What's wrong with the (Curryfied)
aMap.at(3).put(9) ?
It is a bit like Mads' proposal, but parses just fine in the Java world, and is kinds readable, sortof ...

Gilad Bracha said...

Oscar,

I'm not clear how this works. Who does the currying? And how do I distinguish

aMap at:3 put: 9

from

(aMap at:3) put: 9

both of which seem to translate into the same Javanese text:

aMap.at(3).put(9);

in your proposal (most likely I've misunderstood it).

Please feel free to send me a note off line if you really care to discuss this.

Pete F said...

Gavin gets it! The big opportunity is not Javanese, it is Jappanese (or Hindi, or whatever non-english language works for you).

I didn't get it until the other day listening to Robert Lefkowitz's brilliant PyCon 2007 keynote on "the importance of programming literacy".

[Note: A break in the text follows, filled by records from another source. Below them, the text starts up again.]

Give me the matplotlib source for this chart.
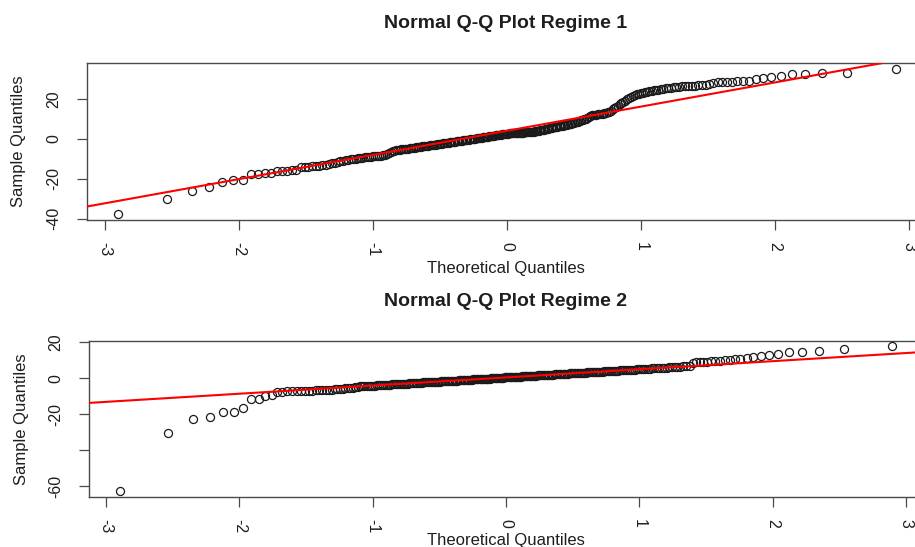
import numpy as np
import matplotlib
matplotlib.use("Agg")
import matplotlib.pyplot as plt
from statistics import NormalDist

# ---- data: ordered sample values for each regime ----
regime1_sample = [
    -37.8, -30.1, -26.2, -24.2, -21.5, -20.7, -20.6, -17.8, -17.5, -17.3,
    -17.0, -16.2, -16.0, -15.9, -15.8, -15.6, -14.2, -14.1, -14.0, -13.8,
    -13.6, -13.5, -13.3, -13.0, -12.6, -12.3, -12.0, -11.6, -11.3, -11.0,
    -10.7, -10.5, -10.2, -10.0, -9.8, -9.6, -9.5, -9.3, -9.2, -9.0,
    -8.9, -8.8, -8.7, -8.6, -8.5, -8.4, -8.3, -8.2, -8.0, -7.6,
    -6.8, -6.4, -6.1, -5.9, -5.7, -5.5, -5.4, -5.2, -5.1, -5.0,
    -4.9, -4.8, -4.7, -4.5, -4.4, -4.3, -4.1, -4.0, -3.9, -3.8,
    -3.7, -3.6, -3.5, -3.4, -3.3, -3.2, -3.1, -3.0, -2.9, -2.8,
    -2.6, -2.5, -2.4, -2.3, -2.2, -2.1, -2.0, -1.9, -1.8, -1.7,
    -1.6, -1.5, -1.4, -1.3, -1.2, -1.1, -1.0, -0.9, -0.8, -0.7,
    -0.6, -0.5, -0.4, -0.3, -0.2, -0.1, 0.0, 0.1, 0.2, 0.3,
    0.4, 0.5, 0.6, 0.7, 0.8, 0.9, 1.0, 1.1, 1.2, 1.3,
    1.4, 1.5, 1.6, 1.7, 1.8, 1.9, 2.0, 2.1, 2.2, 2.3,
    2.4, 2.5, 2.6, 2.7, 2.7, 2.8, 2.8, 2.9, 2.9, 3.0,
    3.0, 3.0, 3.1, 3.1, 3.1, 3.2, 3.2, 3.3, 3.3, 3.4,
    3.4, 3.5, 3.5, 3.6, 3.7, 3.8, 3.9, 4.0, 4.1, 4.3,
    4.4, 4.6, 4.7, 4.9, 5.0, 5.2, 5.3, 5.5, 5.6, 5.8,
    5.9, 6.1, 6.2, 6.3, 6.5, 6.6, 6.7, 6.9, 7.0, 7.2,
    7.3, 7.5, 7.7, 7.9, 8.1, 8.4, 8.6, 8.8, 9.1, 9.4,
    9.7, 9.9, 10.2, 10.6, 11.2, 11.8, 12.0, 12.1, 12.2, 12.3,
    12.4, 12.5, 12.6, 12.8, 12.9, 13.1, 13.4, 13.8, 14.3, 14.9,
    15.6, 16.2, 16.8, 17.4, 18.0, 18.7, 19.3, 19.9, 20.5, 21.1,
    21.6, 22.0, 22.4, 22.7, 23.0, 23.3, 23.6, 23.8, 24.0, 24.2,
    24.4, 24.6, 24.8, 25.0, 25.3, 25.5, 25.7, 25.9, 26.1, 26.3,
    26.4, 26.5, 26.6, 26.7, 26.8, 26.9, 27.0, 27.1, 27.3, 27.5,
    28.4, 28.6, 28.7, 28.8, 28.9, 29.0, 29.1,
    29.4, 30.3, 30.7, 31.0, 31.5, 32.7, 32.9, 33.0, 33.2, 35.3,
]

regime2_sample = [
    -62.8, -30.3, -22.9, -21.5, -18.9, -18.9, -16.8, -11.8, -11.8, -10.0,
    -9.2, -7.8, -7.5, -7.4, -7.4, -7.3, -7.2, -7.1, -7.0, -6.9,
    -6.8, -6.7, -6.6, -6.5, -6.4, -6.3, -6.2, -6.0, -5.9, -5.8,
    -5.6, -5.5, -5.4, -5.2, -5.1, -4.7, -4.6, -4.5, -4.5, -4.4,
    -4.3, -4.2, -4.2, -4.1, -4.0, -4.0, -3.9, -3.8, -3.8, -3.7,
    -3.6, -3.6, -3.5, -3.5, -3.4, -3.3, -3.3, -3.2, -3.1, -3.1,
    -3.0, -3.0, -2.9, -2.9, -2.8, -2.8, -2.7, -2.6, -2.6, -2.5,
    -2.5, -2.4, -2.4, -2.3, -2.3, -2.2, -2.2, -2.1, -2.1, -2.0,
    -2.0, -1.9, -1.9, -1.8, -1.8, -1.7, -1.7, -1.6, -1.6, -1.5,
    -1.5, -1.5, -1.4, -1.4, -1.3, -1.3, -1.2, -1.2, -1.1, -1.1,
    -1.0, -1.0, -0.9, -0.9, -0.9, -0.8, -0.8, -0.7, -0.7, -0.6,
    -0.6, -0.6, -0.5, -0.5, -0.4, -0.4, -0.3, -0.3, -0.2, -0.2,
    -0.2, -0.1, -0.1, 0.0, 0.0, 0.1, 0.1, 0.1, 0.2, 0.2,
    0.3, 0.3, 0.4, 0.4, 0.4, 0.5, 0.5, 0.6, 0.6, 0.7,
    0.7, 0.7, 0.8, 0.8, 0.9, 0.9, 1.0, 1.0, 1.0, 1.1,
    1.1, 1.2, 1.2, 1.3, 1.3, 1.4, 1.4, 1.4, 1.5, 1.5,
    1.6, 1.6, 1.7, 1.7, 1.8, 1.8, 1.8, 1.9, 1.9, 2.0,
    2.0, 2.1, 2.1, 2.2, 2.2, 2.3, 2.3, 2.3, 2.4, 2.4,
    2.5, 2.5, 2.6, 2.6, 2.7, 2.7, 2.8, 2.8, 2.9, 2.9,
    3.0, 3.0, 3.1, 3.1, 3.2, 3.2, 3.3, 3.3, 3.4, 3.4,
    3.5, 3.6, 3.6, 3.7, 3.7, 3.8, 3.8, 3.9, 3.9, 4.0,
    4.1, 4.1, 4.2, 4.2, 4.3, 4.4, 4.4, 4.5, 4.6, 4.6,
    4.7, 4.8, 4.8, 4.9, 5.0, 5.0, 5.1, 5.2, 5.3, 5.3,
    5.4, 5.5, 5.6, 5.7, 5.8, 5.8, 5.9, 6.0, 6.1, 6.2,
    6.3, 6.4, 6.5, 6.6, 6.7, 8.7, 8.8, 8.9, 9.0, 9.1,
    9.3, 9.5, 9.7, 10.0, 10.3, 10.5, 10.8, 11.3, 11.9, 12.4,
    13.0, 13.5, 14.7, 14.7, 15.0, 16.1, 17.6,
]

titles = ["Normal Q-Q Plot Regime 1", "Normal Q-Q Plot Regime 2"]
x_ticks = [-3, -2, -1, 0, 1, 2, 3]
y_ticks_1 = [-40, -20, 0, 20]
y_ticks_2 = [-60, -40, -20, 0, 20]
y_labels_2 = ["-60", "", "-20", "0", "20"]   # -40 label dropped (overlaps)

plt.rcParams["font.family"] = ["Liberation Sans", "DejaVu Sans"]

W, H = 915, 547
fig = plt.figure(figsize=(W / 100, H / 100), dpi=100)
fig.patch.set_facecolor("white")

TXT = "#1e1e1e"
FRAME = "#4a4a4a"


def normal_scores(n):
    a = 3 / 8 if n <= 10 else 0.5
    p = (np.arange(1, n + 1) - a) / (n + 1 - 2 * a)
    nd = NormalDist()
    return np.array([nd.inv_cdf(v) for v in p])


def padded(lo, hi, frac=0.04):
    r = hi - lo
    return lo - frac * r, hi + frac * r


def add_axes_px(left, top, right, bottom):
    return fig.add_axes([left / W, 1 - bottom / H, (right - left) / W, (bottom - top) / H])


def qq_panel(ax, sample, yticks, ylabels):
    y = np.sort(np.asarray(sample, dtype=float))
    x = normal_scores(len(y))
    ax.plot(x, y, linestyle="none", marker="o", ms=5.8, mfc="none",
            mec="#1a1a1a", mew=0.9, zorder=3)
    # reference line through the first and third quartiles
    q1, q3 = np.quantile(y, [0.25, 0.75])
    z1, z3 = NormalDist().inv_cdf(0.25), NormalDist().inv_cdf(0.75)
    slope = (q3 - q1) / (z3 - z1)
    intercept = q1 - slope * z1
    ax.axline((0, intercept), slope=slope, color="#ff0000", lw=1.5, zorder=4)

    ax.set_xlim(*padded(x.min(), x.max()))
    ax.set_ylim(*padded(y.min(), y.max()))
    ax.set_xticks(x_ticks)
    ax.set_xticklabels([str(t) for t in x_ticks], rotation=-90)
    ax.set_yticks(yticks)
    ax.set_yticklabels(ylabels, rotation=90, va="center")
    ax.tick_params(axis="both", length=7.5, width=0.9, color=FRAME,
                   labelsize=11.5, labelcolor=TXT)
    ax.tick_params(axis="x", pad=8)
    ax.tick_params(axis="y", pad=11)
    for s in ax.spines.values():
        s.set_color(FRAME)
        s.set_linewidth(1.0)


ax1 = add_axes_px(87.4, 63, 926.6, 220)
qq_panel(ax1, regime1_sample, y_ticks_1, [str(t) for t in y_ticks_1])

ax2 = add_axes_px(88.6, 340.7, 923.4, 497)
qq_panel(ax2, regime2_sample, y_ticks_2, y_labels_2)


def ftext(xp, yp, s, **kw):
    fig.text(xp / W, 1 - yp / H, s, ha="center", va="center", color=TXT, **kw)


ftext(506, 23, titles[0], fontsize=14, fontweight="bold")
ftext(506, 302, titles[1], fontsize=14, fontweight="bold")
ftext(506, 269, "Theoretical Quantiles", fontsize=12)
ftext(506, 540, "Theoretical Quantiles", fontsize=12)
ftext(19, 141, "Sample Quantiles", fontsize=12, rotation=90)
ftext(22, 419, "Sample Quantiles", fontsize=12, rotation=90)

fig.savefig("out.png", dpi=100, facecolor="white")
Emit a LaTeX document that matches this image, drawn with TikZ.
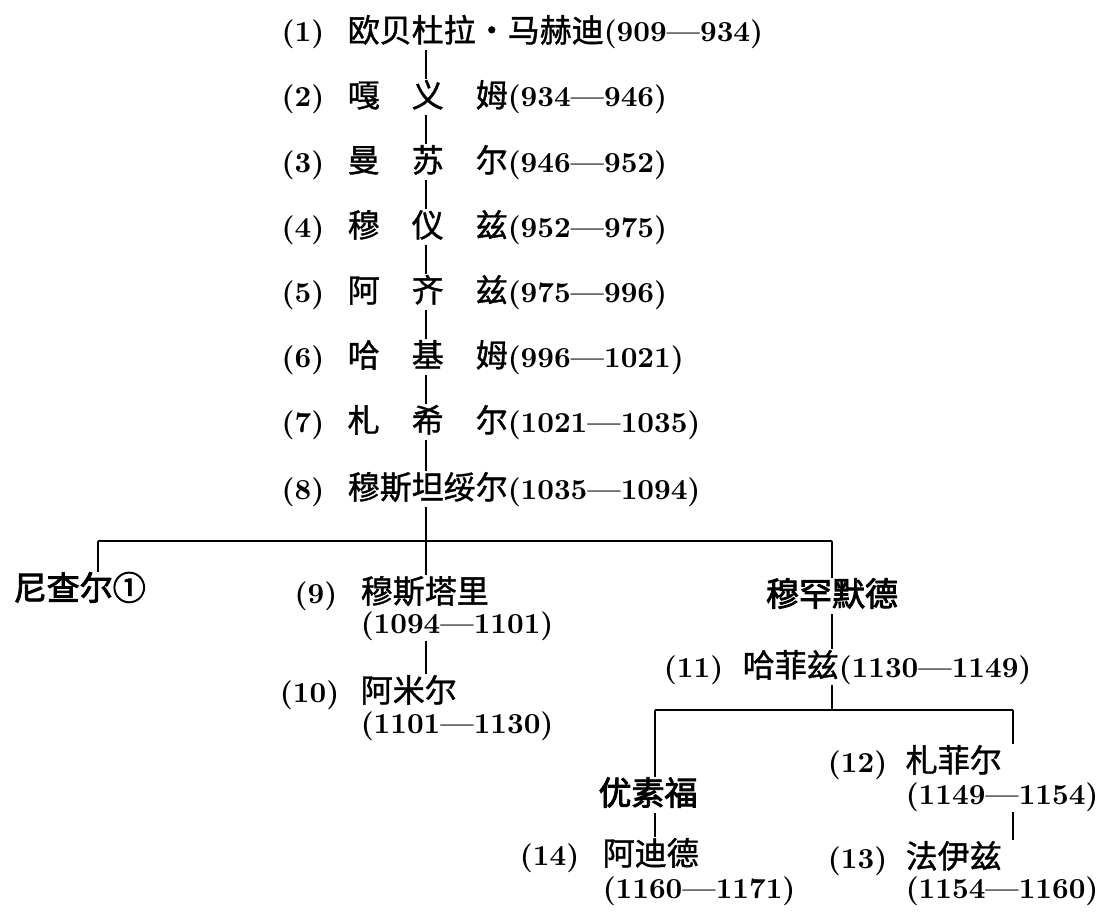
\documentclass[tikz,border=0pt]{standalone}
\usepackage{fontspec}
\newfontfamily\cjk{Noto Sans CJK SC}[FakeBold=1.2]
\newfontfamily\cjkheavy{Noto Sans CJK SC}[FakeBold=2.6]
\newfontfamily\numfont{lmroman10-bold.otf}
\newcommand{\cn}[1]{{\cjk\fontsize{32}{36}\selectfont #1}}
\newcommand{\spread}[3]{\makebox[5em][s]{#1\hfill #2\hfill #3}}
\newcommand{\middot}{\makebox[1em]{·}}
\tikzset{
	txt/.style={inner xsep=0pt, inner ysep=3.5pt, text height=24pt, text depth=4pt, font=\numfont\fontsize{29}{34}\selectfont},
	who/.style={txt, anchor=west},
	num/.style={txt, anchor=east},
	heir/.style={txt, font=\cjkheavy\fontsize{33}{36}\selectfont},
	bar/.style={line width=2.6pt}
}

\begin{document}
\begin{tikzpicture}[x=1pt, y=-1pt, line width=1.5pt]
	\useasboundingbox (0,0) rectangle (1100,923);
	\coordinate (spine) at (426,0);
	\coordinate (b1l) at (98,541);
	\coordinate (b1r) at (832,541);
	\coordinate (b2l) at (655,710);
	\coordinate (b2r) at (1013,710);

	\node[who] (r1) at (347,32) {\cn{欧贝杜拉\middot 马赫迪}(909—934)};
	\node[who] (r2) at (347,97) {\cn{\spread{嘎}{义}{姆}}(934—946)};
	\node[who] (r3) at (347,162) {\cn{\spread{曼}{苏}{尔}}(946—952)};
	\node[who] (r4) at (347,227) {\cn{\spread{穆}{仪}{兹}}(952—975)};
	\node[who] (r5) at (347,292) {\cn{\spread{阿}{齐}{兹}}(975—996)};
	\node[who] (r6) at (347,357) {\cn{\spread{哈}{基}{姆}}(996—1021)};
	\node[who] (r7) at (347,422) {\cn{\spread{札}{希}{尔}}(1021—1035)};
	\node[who] (r8) at (347,489) {\cn{穆斯坦绥尔}(1035—1094)};
	\foreach \i in {1,...,8}
		\node[num] (r\i n) at ([xshift=-22pt]r\i.west) {(\i)};
	\foreach \a/\b in {r1/r2,r2/r3,r3/r4,r4/r5,r5/r6,r6/r7,r7/r8}
		\draw (\a.south -| spine) -- (\b.north -| spine);

	\node[heir, anchor=west] (nzr) at (13,590) {尼查尔①};
	\node[who] (m9) at (360,593) {\cn{穆斯塔里}};
	\node[num] (m9n) at (338,593) {(9)};
	\node[who] (m9d) at (360,623) {(1094—1101)};
	\node[who] (m10) at (360,692) {\cn{阿米尔}};
	\node[num] (m10n) at (340,692) {(10)};
	\node[who] (m10d) at (360,723) {(1101—1130)};
	\node[heir] (mhm) at (832,596) {穆罕默德};
	\node[who] (m11) at (742,667) {\cn{哈菲兹}(1130—1149)};
	\node[num] (m11n) at (724,667) {(11)};

	\node[heir] (ysf) at (648,795) {优素福};
	\node[who] (m14) at (602,855) {\cn{阿迪德}};
	\node[num] (m14n) at (580,855) {(14)};
	\node[who] (m14d) at (602,888) {(1160—1171)};
	\node[who] (m12) at (905,762) {\cn{札菲尔}};
	\node[num] (m12n) at (888,762) {(12)};
	\node[who] (m12d) at (905,794) {(1149—1154)};
	\node[who] (m13) at (905,858) {\cn{法伊兹}};
	\node[num] (m13n) at (888,858) {(13)};
	\node[who] (m13d) at (905,888) {(1154—1160)};

	\draw (r8.south -| spine) -- (spine |- b1l);
	\draw[bar] (b1l) -- (b1r);
	\draw (b1l) -- (nzr.north -| b1l);
	\draw (spine |- b1l) -- (m9.north -| spine);
	\draw (b1r) -- (mhm.north -| b1r);
	\draw (m9d.south -| spine) -- (m10.north -| spine);
	\draw (mhm.south -| b1r) -- (m11.north -| b1r);
	\draw (m11.south -| b1r) -- (b1r |- b2l);
	\draw[bar] (b2l) -- (b2r);
	\draw (b2l) -- (ysf.north -| b2l);
	\draw (b2r) -- (m12.north -| b2r);
	\draw (ysf.south -| b2l) -- (m14.north -| b2l);
	\draw (m12d.south -| b2r) -- (m13.north -| b2r);
\end{tikzpicture}
\end{document}
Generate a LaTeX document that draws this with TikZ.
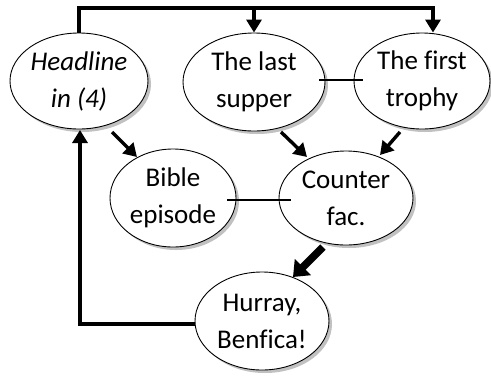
\documentclass[tikz,border=0pt]{standalone}
\usepackage{fontspec}
\setmainfont{Carlito}[Ligatures=NoCommon]
\usetikzlibrary{shapes.geometric,shadows,arrows.meta}
\tikzset{
  bub/.style={ellipse, draw=black, line width=0.9pt, fill=white, inner sep=0pt,
    align=center, font=\fontsize{27}{37}\selectfont,
    drop shadow={shadow xshift=3pt, shadow yshift=-3pt, fill=black!35, opacity=0.7}},
  arr/.style={line width=3.4pt, -{Triangle[length=13pt,width=15pt]}},
  bigarr/.style={line width=7.5pt, -{Triangle[length=14pt,width=22pt]}},
  link/.style={line width=2pt}
}
\begin{document}
\begin{tikzpicture}[x=1pt,y=-1pt]
\useasboundingbox (0,0) rectangle (491,376);
\node[bub, minimum width=138pt, minimum height=96pt] (hl) at (79,81) {\itshape Headline\\\itshape in (4)};
\node[bub, minimum width=142pt, minimum height=98pt] (ls) at (254,82) {The last\\supper};
\node[bub, minimum width=136pt, minimum height=96pt] (ft) at (422,81) {The first\\trophy};
\node[bub, minimum width=126pt, minimum height=98pt] (be) at (173,198) {Bible\\episode};
\node[bub, minimum width=134pt, minimum height=94pt] (cf) at (346,198) {Counter\\fac.};
\node[bub, minimum width=134pt, minimum height=98pt] (hb) at (262,321) {Hurray,\\Benfica!};
% top bracket
\coordinate (tl) at (78,8);
\draw[line width=3.4pt] (hl.north) -- (hl.north |- tl) -- (tl -| ls.north);
\draw[arr] (hl.north |- tl) -| ([xshift=11pt]ft.north);
\draw[arr] (ls.north |- tl) -- (ls.north);
% links
\draw[link] ([xshift=-6pt,yshift=2pt]ls.east) -- ([xshift=9pt,yshift=1pt]ft.west);
\draw[link] ([xshift=-9pt,yshift=-2pt]be.east) -- ([xshift=12pt,yshift=-2pt]cf.west);
% arrows
\draw[arr] ([shift={(33,51)}]hl.center) -- ([shift={(-36,-41)}]be.center);
\draw[arr] ([shift={(27,50)}]ls.center) -- ([shift={(-39,-41)}]cf.center);
\draw[arr] ([shift={(-22,51)}]ft.center) -- ([shift={(34,-43)}]cf.center);
\draw[bigarr] ([shift={(-23,49)}]cf.center) -- ([shift={(31,-44)}]hb.center);
\draw[arr] ([yshift=-3pt]hb.west) -| ([shift={(1,49)}]hl.center);
\end{tikzpicture}
\end{document}
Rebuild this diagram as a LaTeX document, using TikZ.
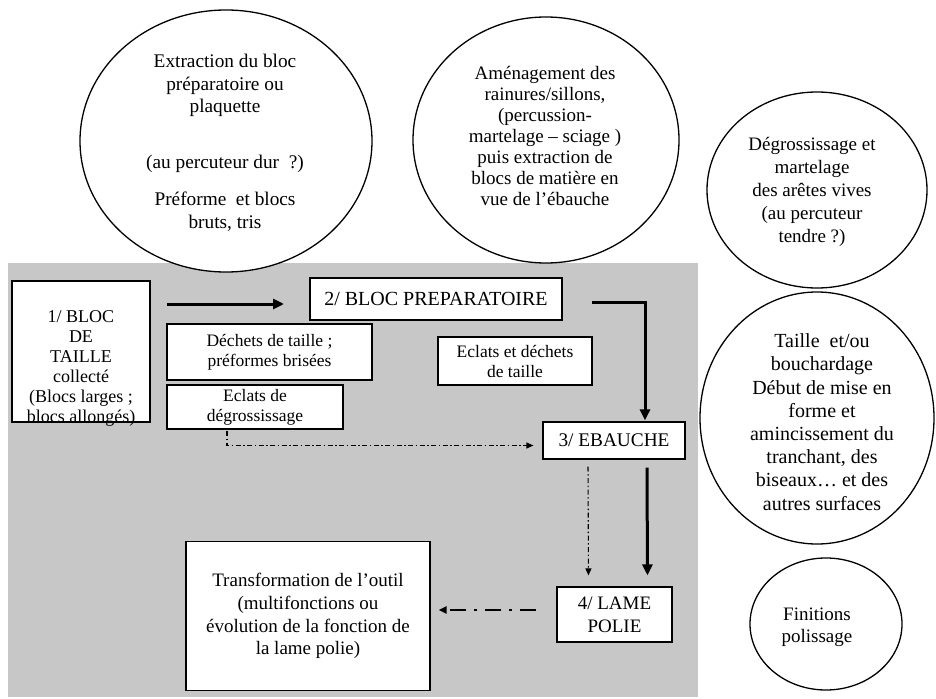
\documentclass[tikz,border=0pt]{standalone}
\usepackage{fontspec}
\setmainfont{Liberation Serif}
\usetikzlibrary{shapes.geometric,arrows.meta,calc}
\definecolor{bggray}{RGB}{199,199,199}
\tikzset{
  oval/.style={ellipse,draw,line width=1.3bp,fill=white,inner sep=0pt},
  txt/.style={align=center,font=\fontsize{19.3bp}{22.5bp}\selectfont,inner sep=0pt},
  stxt/.style={align=center,font=\fontsize{17.5bp}{20bp}\selectfont,inner sep=0pt},
  box/.style={draw,line width=1.2bp,fill=white,inner sep=0pt},
  bigarrow/.style={line width=3bp,-{Triangle[length=11bp,width=10bp]}},
  dasharrow/.style={line width=1.1bp,dash pattern=on 5bp off 2.5bp on 1.5bp off 2.5bp,-{Triangle[length=7bp,width=6bp]}},
  backarrow/.style={line width=2.2bp,dash pattern=on 16bp off 8bp on 3bp off 8bp,-{Triangle[length=8bp,width=7bp]}},
}
\begin{document}
\begin{tikzpicture}[x=1bp,y=-1bp]
\useasboundingbox (0,0) rectangle (936,699);
\fill[white] (0,0) rectangle (936,699);
\fill[bggray] (8,263) rectangle (698,697);

% ellipses
\node[oval,minimum width=292bp,minimum height=262bp] (e1) at (226,141) {};
\node[txt] (e1t) at (225,143) {Extraction du bloc\\préparatoire ou\\plaquette\\[33bp](au percuteur dur\ \ ?)\\[15bp]Préforme\ \ et blocs\\bruts, tris};

\node[oval,minimum width=266bp,minimum height=246bp] (e2) at (546,140) {};
\node[txt,font=\fontsize{19bp}{21bp}\selectfont] (e2t) at (545,136) {Aménagement des\\rainures/sillons,\\(percussion-\\martelage – sciage )\\puis extraction de\\blocs de matière en\\vue de l'ébauche};

\node[oval,minimum width=220bp,minimum height=196bp] (e3) at (817,190) {};
\node[txt,font=\fontsize{19bp}{23bp}\selectfont] (e3t) at (812,192) {Dégrossissage et\\martelage\\ des arêtes vives\\(au percuteur\\tendre ?)};

\node[oval,minimum width=234bp,minimum height=252bp] (e4) at (817,418) {};
\node[txt,font=\fontsize{20bp}{23.2bp}\selectfont] (e4t) at (822,422) {Taille\ \ et/ou\\bouchardage\\Début de mise en\\forme et\\amincissement du\\tranchant, des\\biseaux… et des\\autres surfaces};

\node[oval,minimum width=152bp,minimum height=132bp] (e5) at (826,624) {};
\node[txt,font=\fontsize{19bp}{22bp}\selectfont] (e5t) at (817,627) {Finitions\\polissage};

% boxes
\node[box,minimum width=138bp,minimum height=141bp] (b1) at (81,351.5) {};
\node[txt,font=\fontsize{18bp}{20bp}\selectfont] (b1t) at (81,368) {1/ BLOC\\DE\\TAILLE\\collecté\\(Blocs larges ;\\blocs allongés)};

\node[box,minimum width=252bp,minimum height=42bp,txt,font=\fontsize{20bp}{22bp}\selectfont] (b2) at (436,299) {2/ BLOC PREPARATOIRE};
\node[box,minimum width=205bp,minimum height=56bp,stxt] (dt) at (269.5,352) {Déchets de taille ;\\préformes brisées};
\node[box,minimum width=176bp,minimum height=44bp,stxt] (dg) at (255,407) {Eclats de\\dégrossissage};
\node[box,minimum width=154bp,minimum height=48bp,stxt] (ed) at (515,361) {Eclats et déchets\\de taille};
\node[box,minimum width=142bp,minimum height=37bp,txt] (eb) at (614,440.5) {3/ EBAUCHE};
\node[box,minimum width=115bp,minimum height=55bp,txt,font=\fontsize{19bp}{23bp}\selectfont] (lp) at (614.5,614.5) {4/ LAME\\POLIE};
\node[box,minimum width=244bp,minimum height=149bp,txt,font=\fontsize{19bp}{22.7bp}\selectfont] (tr) at (308,616) {Transformation de l’outil\\(multifonctions ou\\évolution de la fonction de\\la lame polie)};

% connectors
\coordinate (a1s) at (167,304);
\coordinate (a1e) at (284,304);
\draw[bigarrow] (a1s) -- (a1e);

\coordinate (c2) at (592,302);
\draw[line width=3bp,-{Triangle[length=11bp,width=10bp]}] (c2) -| ([xshift=31bp,yshift=1bp]eb.north);

\coordinate (c3) at (227,431);
\draw[dasharrow,shorten >=9bp] (c3) |- ([yshift=-5bp]eb.west);

\draw[dasharrow,shorten <=7bp,shorten >=11bp] ([xshift=-26bp]eb.south) -- ([xshift=-26bp]lp.north);
\draw[bigarrow,shorten <=8bp,shorten >=11bp] ([xshift=33bp]eb.south) -- ([xshift=33bp]lp.north);

\coordinate (bs) at ([yshift=4.5bp]lp.west);
\draw[backarrow,shorten <=20bp,shorten >=8bp] (bs) -- (tr.east |- bs);
\end{tikzpicture}
\end{document}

We have to get over this, "you can have any language you like, as long as it is english" thing. It really does make curly braces and no keywords seem insignifcant.

Pete F

Geoffrey said...

Gilad,

You mentioned that syntax/program skinning within an IDE is not new. Any references? I would be interested in reading about it.

- Geoff

brucechapman said...

Geoff,

Heres a reference from 12 years ago at least

http://www.dreamsongs.com/Files/PatternsOfSoftware.pdf#page=45

You have to read between the lines a little, but its right there in the paragraph starting "The first problem goes away.."

行者 悟空 said...

I would like
aMap at(3)put(10)
note no space here between at() and put().

If we'd write it in Chinese it looks like:
序列 於(3)置(10)

Natural since it feels like filling the blank exercise.

aMap at(3)put(Map new(10)withAll(5))

某序列 於(3)置(序列 新(10)皆(5))

to have better feeling I'd prefer:
aMap at<2>put<10>.

What in common is they all close themselves, which is better than at:put: the open one.

Gilad Bracha said...

Thanks for the useful feedback!
Of course, this still may strike programmers as unfamiliar. For the time being, it's on the back burner.